5. Servers Check In More Often

British restaurant culture has a very particular rhythm to it. You order, the food arrives, you eat and someone eventually materialises with the bill. The server leaves you largely alone in between and that feels right. That feels normal. America has a completely different idea of what good service looks like.
Over there, your server will come back shortly after the food arrives to check everything is okay. They will refill your water without being asked. They will offer extra sauces, check whether you need anything else and probably reappear once or twice more before the meal is done. For a British visitor, the first instinct can be that something is wrong or that you are being rushed. You are not. This is just what attentive service looks like in America and it is considered a good thing.

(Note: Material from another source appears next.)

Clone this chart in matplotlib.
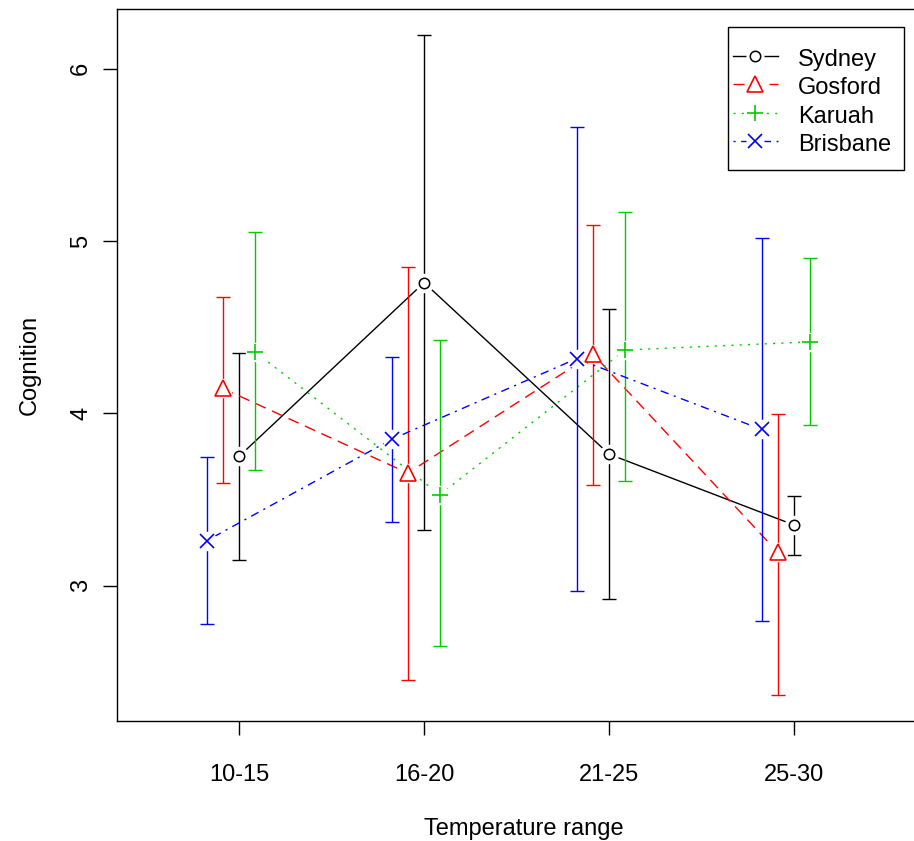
import matplotlib
matplotlib.use("Agg")
import matplotlib.pyplot as plt
from matplotlib.lines import Line2D
from matplotlib.patches import Rectangle
import numpy as np

plt.rcParams['font.family'] = ['Liberation Sans', 'DejaVu Sans']

categories = ["10-15", "16-20", "21-25", "25-30"]
series = ["Sydney", "Gosford", "Karuah", "Brisbane"]

sydney_mean = [3.751, 4.759, 3.764, 3.353]
sydney_hi = [4.349, 6.193, 4.604, 3.523]
sydney_lo = [3.151, 3.326, 2.925, 3.181]

gosford_mean = [4.145, 3.654, 4.345, 3.195]
gosford_hi = [4.673, 4.852, 5.092, 3.996]
gosford_lo = [3.595, 2.452, 3.585, 2.369]

karuah_mean = [4.357, 3.529, 4.368, 4.415]
karuah_hi = [5.051, 4.424, 5.170, 4.903]
karuah_lo = [3.670, 2.649, 3.606, 3.934]

brisbane_mean = [3.262, 3.850, 4.318, 3.907]
brisbane_hi = [3.749, 4.326, 5.662, 5.015]
brisbane_lo = [2.778, 3.369, 2.969, 2.796]

means = [sydney_mean, gosford_mean, karuah_mean, brisbane_mean]
his = [sydney_hi, gosford_hi, karuah_hi, brisbane_hi]
los = [sydney_lo, gosford_lo, karuah_lo, brisbane_lo]

offsets = [0.0, -0.088, 0.086, -0.175]
colors = ["black", "#FF0000", "#00CD00", "#0000FF"]
markers = ["o", "^", "+", "x"]
msizes = [7.5, 11, 12, 10]
mews = [1.1, 1.2, 1.2, 1.2]
dashes = [None, (8, 5), (1.5, 4.5), (1.5, 4, 6, 4)]

FS = 17
W, H = 914, 841
fig = plt.figure(figsize=(W / 100, H / 100), dpi=100)
ax = fig.add_axes([117 / W, 1 - 721 / H, (930 - 117) / W, (721 - 9) / H])

x = np.arange(1, len(categories) + 1)
handles = []
for i, name in enumerate(series):
    xs = x + offsets[i]
    m = np.array(means[i])
    hi = np.array(his[i])
    lo = np.array(los[i])
    yerr = np.vstack([m - lo, hi - m])
    ax.errorbar(xs, m, yerr=yerr, fmt='none', ecolor=colors[i], elinewidth=1.0,
                capsize=5.2, capthick=1.0, zorder=2)
    kw = dict(color=colors[i], lw=1.0, zorder=2)
    if dashes[i] is None:
        ax.plot(xs, m, linestyle='-', **kw)
    else:
        ax.plot(xs, m, linestyle='--', dashes=dashes[i], **kw)
    ax.plot(xs, m, linestyle='none', marker='o', ms=14, mfc='white', mec='none', zorder=3)
    ax.plot(xs, m, linestyle='none', marker=markers[i], ms=msizes[i],
            mfc='none', mec=colors[i], mew=mews[i], zorder=4)
    # legend handle
    if dashes[i] is None:
        h1 = Line2D([], [], color=colors[i], lw=1.0, linestyle='-',
                    marker='o', ms=12, mfc='white', mec='white')
    else:
        h1 = Line2D([], [], color=colors[i], lw=1.0, linestyle='--', dashes=dashes[i],
                    marker='o', ms=12, mfc='white', mec='white')
    h2 = Line2D([], [], linestyle='none', marker=markers[i], ms=msizes[i],
                mfc='none', mec=colors[i], mew=mews[i])
    handles.append((h1, h2))

ax.set_xlim(0.34, 4.735)
ax.set_ylim(2.216, 6.346)
ax.set_xticks(x)
ax.set_xticklabels(categories)
ax.set_yticks([3, 4, 5, 6])
ax.set_yticklabels(["3", "4", "5", "6"], rotation=90, va='center')
ax.tick_params(axis='both', direction='out', length=10, width=1.0, labelsize=FS, colors='black')
ax.tick_params(axis='x', pad=21)
ax.tick_params(axis='y', pad=8)
for sp in ax.spines.values():
    sp.set_linewidth(1.0)

ax.set_xlabel("Temperature range", fontsize=FS, labelpad=23)
ax.set_ylabel("Cognition", fontsize=FS, labelpad=21)

leg = ax.legend(handles, series, loc='upper left', bbox_to_anchor=(733 / W, 1 - 46 / H),
                bbox_transform=fig.transFigure, fontsize=FS, frameon=False,
                borderaxespad=0, handlelength=1.9, handletextpad=0.85,
                labelspacing=0.14, handleheight=1.2, borderpad=0)
leg.set_zorder(7)

fig.canvas.draw()
bb = leg.get_window_extent()
inv = fig.transFigure.inverted()
(fx0, fy0) = inv.transform((bb.x0 - 5, bb.y0 - 14))
(fx1, fy1) = inv.transform((bb.x1 + 13, bb.y1 + 19))
ax.add_patch(Rectangle((fx0, fy0), fx1 - fx0, fy1 - fy0, transform=fig.transFigure,
                       facecolor='white', edgecolor='black', lw=1.0, zorder=6, clip_on=False))

fig.savefig("out.png", dpi=100)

A lot of it comes back to tipping culture. Servers are expected to be visible, warm and responsive throughout the meal and that shapes the whole experience. The best way to handle it is to be polite and straightforward in return. If everything is fine, a simple smile and “all good, thank you” is all you need. If something is not right, this is genuinely your opportunity to say so rather than suffering in silence the way the British are so well practised at doing.
6. Some Menu Words Mean Different Things
This one is less about culture and more about language and it can catch you out in ways that range from mildly confusing to genuinely disappointing. American English and British English share most of the same food vocabulary but not quite all of it and a few of the differences are significant enough to affect what actually ends up on your plate.

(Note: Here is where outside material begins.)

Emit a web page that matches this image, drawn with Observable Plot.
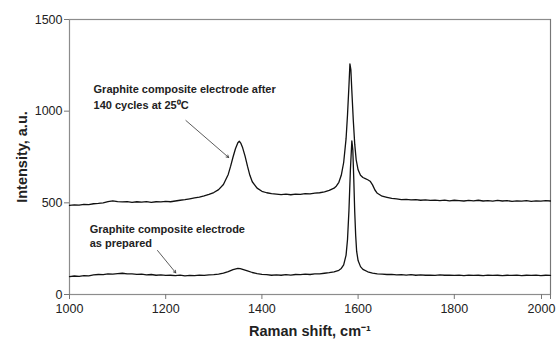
<!DOCTYPE html>
<html><head><meta charset="utf-8">
<script src="https://cdn.jsdelivr.net/npm/d3@7"></script>
<script src="https://cdn.jsdelivr.net/npm/@observablehq/plot@0.6"></script>
<style>
body{margin:0;background:#fff;}
#chart svg{font-family:"Liberation Sans",Arial,sans-serif;}
</style></head><body><div id="chart"></div>
<script>
// Spectrum after 140 cycles at 25 °C
const cycledShift = [1000,1010,1020,1030,1040,1050,1060,1070,1080,1090,1100,1110,1120,1130,1140,1150,1160,1170,1180,1190,1200,1210,1220,1230,1240,1250,1260,1270,1280,1290,1300,
1310,1320,1330,1335,1340,1345,1350,1353,1356,1360,1365,1370,1375,1380,1390,
1400,1410,1420,1430,1440,1450,1460,1470,1480,1490,1500,1510,1520,1530,1540,1550,
1555,1560,1565,1570,1575,1578,1581,1583,1585,1587,1590,1593,1596,1600,1605,1610,1615,1620,1625,1630,1635,1640,
1650,1660,1670,1680,1690,1700,1710,1720,1730,1740,1750,1760,1770,1780,1790,1800,1810,1820,1830,1840,1850,1860,1870,1880,1890,1900,1910,1920,1930,1940,1950,1960,1970,1980,1990,2000];
const cycledIntensity = [486,489,487,492,490,495,497,500,506,511,507,505,507,503,506,504,507,503,506,505,508,506,510,514,517,522,527,531,538,546,556,
572,600,655,700,750,795,828,836,826,800,755,700,650,615,580,
563,555,550,548,545,547,544,548,546,550,549,553,555,560,568,580,
592,612,650,720,850,980,1140,1258,1225,1110,950,820,735,680,650,638,632,626,618,598,570,552,
536,530,524,522,518,519,516,518,514,516,513,515,512,515,511,514,512,510,513,511,514,510,512,509,513,510,512,508,511,509,512,508,511,509,512,510];

// Spectrum as prepared
const preparedShift = [1000,1010,1020,1030,1040,1050,1060,1070,1080,1090,1100,1110,1120,1130,1140,1150,1160,1170,1180,1190,1200,1210,1220,1230,1240,1250,1260,1270,1280,1290,1300,
1310,1320,1330,1340,1350,1355,1360,1370,1380,1390,
1400,1410,1420,1430,1440,1450,1460,1470,1480,1490,1500,1510,1520,1530,1540,1550,
1560,1565,1570,1575,1578,1581,1584,1587,1589,1591,1593,1595,1597,1600,1605,1610,1620,1630,1640,
1650,1660,1670,1680,1690,1700,1710,1720,1730,1740,1750,1760,1770,1780,1790,1800,1810,1820,1830,1840,1850,1860,1870,1880,1890,1900,1910,1920,1930,1940,1950,1960,1970,1980,1990,2000];
const preparedIntensity = [98,101,99,103,102,107,109,108,112,111,114,116,113,112,110,111,107,109,105,107,104,105,103,106,102,104,103,106,104,107,108,
111,116,125,136,142,141,137,129,120,114,
110,108,105,107,105,108,106,109,108,111,109,112,113,116,119,124,
132,142,162,215,300,460,680,838,790,630,450,320,235,185,152,137,124,117,113,
111,109,110,107,108,106,108,105,107,105,106,104,107,105,106,104,106,103,106,104,105,103,106,104,105,103,105,104,106,103,105,104,106,103,105,104];

const xTicks = [1000,1200,1400,1600,1800];
const xLastTick = [2000];
const yTicks = [0,500,1000,1500];
const xLabel = "Raman shift, cm\u207B\u00B9";
const yLabel = "Intensity, a.u.";
const labelCycled = "Graphite composite electrode after\n140 cycles at 25\u2070C";
const labelPrepared = "Graphite composite electrode\nas prepared";

const cycled = cycledShift.map((x, i) => ({x, y: cycledIntensity[i]}));
const prepared = preparedShift.map((x, i) => ({x, y: preparedIntensity[i]}));

const chart = Plot.plot({
  width: 557,
  height: 344,
  marginLeft: 69,
  marginRight: 7,
  marginTop: 19,
  marginBottom: 50,
  style: {fontSize: "12.5px", fontFamily: "'Liberation Sans', Arial, sans-serif", color: "#222"},
  x: {domain: [1000, 2000]},
  y: {domain: [0, 1500]},
  marks: [
    Plot.frame({stroke: "#8c8c8c", strokeWidth: 1.2}),
    Plot.axisX({ticks: xTicks, tickFormat: d => String(d), tickSize: 5, tickPadding: 5, stroke: "#777", fill: "#222", label: null}),
    Plot.axisX({ticks: xLastTick, tickFormat: d => String(d), tickSize: 5, tickPadding: 5, stroke: "#777", fill: "#222", label: null, dx: -9}),
    Plot.tickX(xLastTick, {x: d => d, y1: 0, y2: 0, stroke: "#777", insetBottom: -5}),
    Plot.axisY({ticks: yTicks, tickFormat: d => String(d), tickSize: 5, tickPadding: 2, stroke: "#777", fill: "#222", label: null}),
    Plot.line(cycled, {x: "x", y: "y", stroke: "#111", strokeWidth: 1.3}),
    Plot.line(prepared, {x: "x", y: "y", stroke: "#111", strokeWidth: 1.3}),
    Plot.text([labelCycled], {x: 1050, y: 1162, text: d => d, textAnchor: "start", lineAnchor: "top", lineHeight: 1.45, fontSize: 11, fontWeight: "bold", fill: "#222"}),
    Plot.text([labelPrepared], {x: 1042, y: 393, text: d => d, textAnchor: "start", lineAnchor: "top", lineHeight: 1.3, fontSize: 11, fontWeight: "bold", fill: "#222"}),
    Plot.arrow([{x1: 1242, y1: 949, x2: 1331, y2: 747}], {x1: "x1", y1: "y1", x2: "x2", y2: "y2", stroke: "#333", strokeWidth: 0.8, headLength: 5}),
    Plot.arrow([{x1: 1183, y1: 240, x2: 1221, y2: 118}], {x1: "x1", y1: "y1", x2: "x2", y2: "y2", stroke: "#333", strokeWidth: 0.8, headLength: 5}),
    Plot.text([yLabel], {frameAnchor: "left", textAnchor: "middle", dx: -47, rotate: -90, text: d => d, fontSize: 14.5, fontWeight: "bold", fill: "#222"}),
    Plot.text([xLabel], {frameAnchor: "bottom", textAnchor: "middle", dy: 41, text: d => d, fontSize: 14.5, fontWeight: "bold", fill: "#222"})
  ]
});
document.getElementById("chart").appendChild(chart);
</script>
</body></html>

The big one is “entrée”. In the UK that word means a starter or something served before the main course. In the US it means the main course itself. Order accordingly.

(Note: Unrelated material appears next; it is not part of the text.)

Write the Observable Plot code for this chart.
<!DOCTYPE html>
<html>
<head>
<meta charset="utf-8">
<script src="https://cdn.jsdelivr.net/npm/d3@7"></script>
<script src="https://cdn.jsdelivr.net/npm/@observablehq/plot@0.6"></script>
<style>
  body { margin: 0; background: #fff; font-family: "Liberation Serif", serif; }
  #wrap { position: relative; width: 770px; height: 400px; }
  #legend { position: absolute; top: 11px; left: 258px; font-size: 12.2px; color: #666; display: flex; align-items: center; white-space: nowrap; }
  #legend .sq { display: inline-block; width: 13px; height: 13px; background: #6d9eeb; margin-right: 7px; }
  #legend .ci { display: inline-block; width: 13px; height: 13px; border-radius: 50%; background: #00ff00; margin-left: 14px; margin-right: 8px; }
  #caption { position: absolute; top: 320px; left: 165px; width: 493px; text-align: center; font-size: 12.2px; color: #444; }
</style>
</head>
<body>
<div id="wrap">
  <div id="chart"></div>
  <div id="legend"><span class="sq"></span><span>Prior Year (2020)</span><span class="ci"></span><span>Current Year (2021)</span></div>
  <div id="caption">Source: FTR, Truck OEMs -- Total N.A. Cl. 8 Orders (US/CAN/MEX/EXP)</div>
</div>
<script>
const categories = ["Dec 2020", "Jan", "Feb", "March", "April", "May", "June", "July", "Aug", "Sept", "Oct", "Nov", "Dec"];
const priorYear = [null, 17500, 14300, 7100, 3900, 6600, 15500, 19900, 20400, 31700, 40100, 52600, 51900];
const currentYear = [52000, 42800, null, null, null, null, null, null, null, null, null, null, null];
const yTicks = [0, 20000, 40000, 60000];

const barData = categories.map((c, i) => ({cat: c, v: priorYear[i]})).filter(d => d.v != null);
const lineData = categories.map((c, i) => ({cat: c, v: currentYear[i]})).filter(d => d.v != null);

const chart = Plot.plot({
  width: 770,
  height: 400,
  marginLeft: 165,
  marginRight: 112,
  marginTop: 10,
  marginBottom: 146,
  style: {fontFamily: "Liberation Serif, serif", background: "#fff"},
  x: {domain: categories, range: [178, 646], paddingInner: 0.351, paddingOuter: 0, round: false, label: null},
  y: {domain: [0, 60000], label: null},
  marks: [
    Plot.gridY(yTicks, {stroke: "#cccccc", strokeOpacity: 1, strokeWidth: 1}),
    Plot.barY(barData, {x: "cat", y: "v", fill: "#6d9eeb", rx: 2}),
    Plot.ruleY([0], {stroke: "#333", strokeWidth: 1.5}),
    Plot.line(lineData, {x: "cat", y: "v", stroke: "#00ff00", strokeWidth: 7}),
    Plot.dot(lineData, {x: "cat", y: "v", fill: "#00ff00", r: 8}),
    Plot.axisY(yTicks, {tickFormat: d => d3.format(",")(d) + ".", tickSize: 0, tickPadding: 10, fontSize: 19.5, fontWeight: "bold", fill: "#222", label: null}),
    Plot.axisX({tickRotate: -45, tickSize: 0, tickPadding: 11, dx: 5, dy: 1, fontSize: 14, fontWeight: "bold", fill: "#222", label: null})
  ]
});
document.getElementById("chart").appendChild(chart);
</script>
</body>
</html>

Beyond that, here is a quick translation guide for the terms most likely to trip you up:
- Fries means chips
- Chips usually means crisps
- Biscuits are soft, savoury bread rolls and not remotely sweet
- Gravy at breakfast is often a thick, pale, creamy sauce rather than anything you would recognise from a Sunday roast
- Arugula is rocket
- Cilantro is coriander
- Eggplant is aubergine
- Zucchini is courgette
None of it is a problem once you know and honestly some of it is part of the fun. Just maybe double check before you order the biscuits expecting something to dunk in your tea.
Final Thoughts
Eating out in America is one of those experiences that feels slightly chaotic the first time and completely natural by the end of the trip. It is also one of those areas where a few easy mistakes to make on a first trip to the USA can catch you out, especially if you are not used to tax, tipping or the pace of service. The customs are not complicated once you understand them but they are different enough from home that the first few meals can leave you feeling a little wrong-footed.
To recap the essentials: the menu price is not the final price, tipping in sit-down restaurants is expected and 18% to 20% is the norm, the portions will be larger than you are picturing and taking leftovers home is completely fine. Your server checking in on you repeatedly is good service rather than an interruption and a few of the words on the menu mean something slightly different to what you are used to.
One last thing worth knowing is that splitting the bill works differently in America too. Rather than sorting it out awkwardly at the end, it is completely normal to ask your server for separate checks at the start of the meal. They are very used to it and it saves a lot of mental arithmetic later on.
Once you have got your head around all of that, American restaurants are genuinely brilliant. The food is generous, the service is warm and the whole experience has an energy to it that is hard not to enjoy. Go in prepared, order a bit less than you think you need to start with and remember to factor in tax and tip before you decide whether something is affordable. Do all of that and you will have a very good time.